Other Findings of Note

Residential demographics are not a major factor when determining how many breakfast restaurants an area can support
There is a weak negative correlation between households with children or teens and breakfast restaurants

Discussion

Prospective breakfast restaurateurs should choose a location based on where their clientelle are going during the day, not where they live. It can be inferred from the data that most morning diners choose breakfast locations on the way to or near their daily destinations (such as workplaces), not near their residences. The negative correlation between children and breakfast restaurants may be because families with kids go out for breakfast less frequently, but the more likely scenario is that both kids and breakfast restaurants share a relationship with traffic flow (kids are often raised in quiet subburbs, breakfast restaurants are located in busy, high-traffic areas).

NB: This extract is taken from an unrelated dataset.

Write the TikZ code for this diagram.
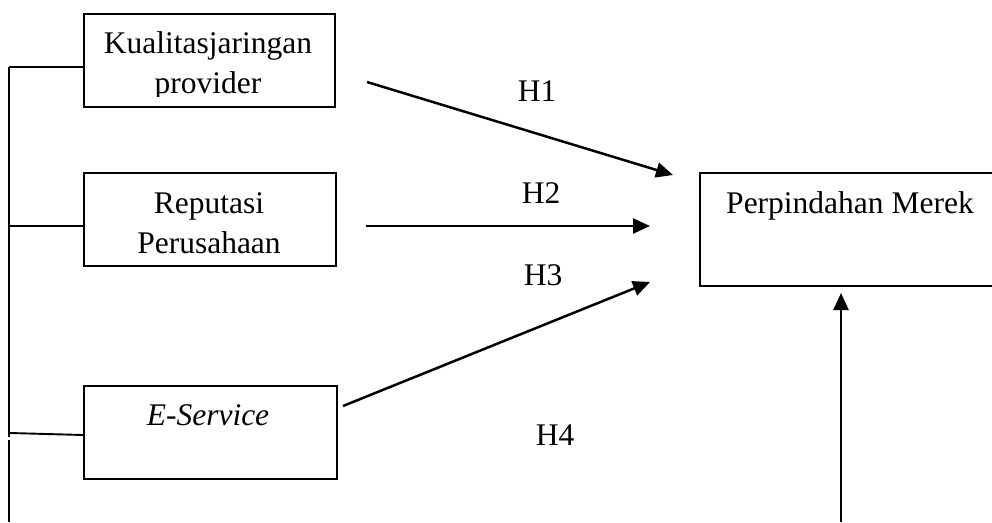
\documentclass[tikz,border=0pt]{standalone}
\usepackage{fontspec}
\setmainfont{Liberation Serif}
\usetikzlibrary{arrows.meta}
\begin{document}
\begin{tikzpicture}[x=1pt,y=-1pt,
  box/.style={draw,rectangle,line width=1.8pt,inner sep=0pt,anchor=north west},
  lbl/.style={inner sep=0pt,anchor=base,font=\fontsize{31.5}{40}\selectfont},
  link/.style={line width=1.9pt},
  path/.style={line width=2.5pt,-{Triangle[length=17pt,width=15pt]}}]
  \clip (0,0) rectangle (992,522);

  % construct boxes
  \node[box,minimum width=251pt,minimum height=93pt] (kj) at (83,13) {};
  \node[box,minimum width=252pt,minimum height=93pt] (rp) at (83,172) {};
  \node[box,minimum width=253pt,minimum height=93pt] (es) at (83,385) {};
  \node[box,minimum width=320pt,minimum height=113pt] (pm) at (699,172) {};

  % box texts
  \begin{scope}
    \clip (84,14) rectangle (333,96);
    \node[lbl] (kjA) at (208,53) {Kualitasjaringan};
    \node[lbl] (kjB) at (208,93) {provider};
  \end{scope}
  \node[lbl] (rpA) at (209,213) {Reputasi};
  \node[lbl] (rpB) at (209,253) {Perusahaan};
  \node[lbl] (esA) at (208,425) {\textit{E-Service}};
  \node[lbl] (pmA) at (850,213) {Perpindahan Merek};

  % left trunk linking the independent variables
  \coordinate (t0) at (9,67);
  \coordinate (t1) at (9,226);
  \coordinate (t2) at (10,433);
  \coordinate (g0) at (9,437);
  \coordinate (g1) at (9,440);
  \coordinate (t3) at (9,522);
  \draw[link] (t0) -- (g0);
  \draw[link] (g1) -- (t3);
  \draw[link] (t0) -- (t0 -| kj.west);
  \draw[link] (t1) -- (t1 -| rp.west);
  \draw[link] (t2) -- (83,435);

  % hypothesis paths
  \coordinate (h1s) at (367,82);
  \coordinate (h1e) at (673,175);
  \coordinate (h2s) at (366,226);
  \coordinate (h2e) at (650,226);
  \coordinate (h3s) at (343,406);
  \coordinate (h3e) at (650,282);
  \coordinate (h4s) at (841,522);
  \coordinate (h4e) at (841,293);
  \draw[path] (h1s) -- (h1e);
  \draw[path] (h2s) -- (h2e);
  \draw[path] (h3s) -- (h3e);
  \draw[path] (h4s) -- (h4e);

  \node[lbl] (H1) at (537,101) {H1};
  \node[lbl] (H2) at (541,203) {H2};
  \node[lbl] (H3) at (543,285) {H3};
  \node[lbl] (H4) at (555,445) {H4};
\end{tikzpicture}
\end{document}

Out of the 5 notable outliers:

Chinatown may be a viable option if the restaurateur believes they could create a compelling Chineese breakfast experience.
Sunnyside is adjacent to Eau Claire and Hilhurst, both of which have reached the modeled capacity for breakfast restaurants. It also has virtually zero commercial space. Sunnyside is a poor choice of location.
Crescent Heights has a relatively sizable amount of commercial space on the north side, which also faces the Trans-Canada Highway. There are already a number of restaurants in this region, but no breakfast restaurants. Crescent Heights is an excellent choice of community.
Like Crescent Heights, Mission is already packed with restaurants. It is also located just off one of Calgary’s largest dining destinations, 17th Ave. High traffic, plenty of commercial space, and only a couple competitors. Mission is a good choice.
Rosedale is directly next to Crescent Heights, and also along the Trans-Canada. However, it is almost entirely housing. There is no practical way to establish a restaurant here.

Conclusion

Crescent Heights, Mission, and Chinatown are all viable locations to establish a breakfast restaurant.